How to burn a letterbox DVD?
March 28, 2010 4:48 AM   Subscribe

I am making a DVD with 7, but I am having letterbox issues. How can I burn a letterboxed DVD?

My original footage is all 16:9, and I edited it with iMovie, exported them all as 720p m4v files, and they look fine--both individually and through iDVD test player. All are 16:9, letterboxed. In "Project Info", the Aspect Ratio is 16:9.

All should be hunky dory. But after burning the first DVD and playing it on my (analog, non-letterboxed) TV, it was anamorphic (squished a bit vertically) as well as cropped a bit. Not good. I want the black bands and the top and bottom of the screen--non-squished, non-cropped--for analog TVs. And of course it should be widescreen for a widescreen TV. Can anyone shed some light on this?

Oh, using Leopard on my iMac.
posted by zardoz to Computers & Internet (3 answers total)
 
Best answer: The disc is fine, you need to tell your DVD player that you don't have a widescreen TV. Look in the player settings and find the option for aspect, set it to 4:3, or whatever they call "not widescreen".
posted by Mwongozi at 5:09 AM on March 28, 2010 [1 favorite]

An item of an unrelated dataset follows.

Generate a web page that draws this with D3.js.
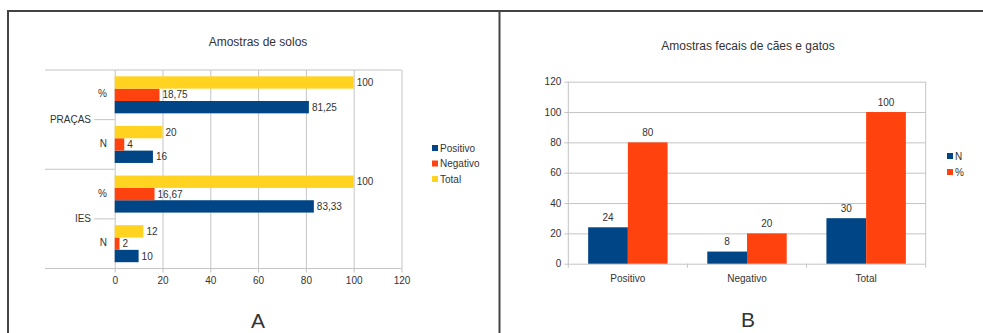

Best answer: I don't think there's an easy way to do this in iMovie (iDVD, actually, 'cos that's what does the authoring and such…)

Firstly, a bit of background. There's basically a couple of flags in the DVD info (.IFO) files that describe the video, and how players should deal with it. One flag describes the actual video aspect ratio (4:3 or 16:9). That's OK, sounds like it's set right.

The other flag is the kicker. It describes how the player should deal with 16:9 content, if the player knows it's connected to a 4:3 TV (usually set in the players settings menu). Variations on these 2 flags lead to 5 different combinations
  1. 4:3
  2. 16:9
  3. 16:9 pan & scan - widescreen on widescreen sets, pan & scan (sides cropped) on 4:3 sets
  4. 16:9 auto letterbox - forces letterboxing on 4:3 sets (if the player is correctly set up)
  5. 16:9 auto pan & scan and letterbox - lets the player decide how to deal with widescreen content
If your description is right, it appears recent versions of iDVD set the flag to the 3rd option (I'm not sure personally; I haven't played with iDVD in ages…)

(I'll leave out my opinions on the fecked-up state of the US market when it comes to anamorphic widescreen and non-anamorphic 'widescreen' discs, the apparent historical lack of players that can properly account for anamorphic widescreen on non-widescreen TVs, and the vast amount of incorrect information floating around on the 'net due to those issues…)

The correct way to fix it is to set the flags on the disc properly. As I said, iDVD can't do it, but myDVDEdit can. See the forum post here for a similar issue. The correct way to make 16:9 discs playable on all TV's is to set it to option 5 (the user can set up their player to act however they want - cropped or letterboxed); but if you really want to force letterboxing on 4:3 sets regardless of the player's setting, you want option 4.
posted by Pinback at 6:08 AM on March 28, 2010


iDVD actually uses option (4) in your list, so all he needs to do is set up his DVD player properly.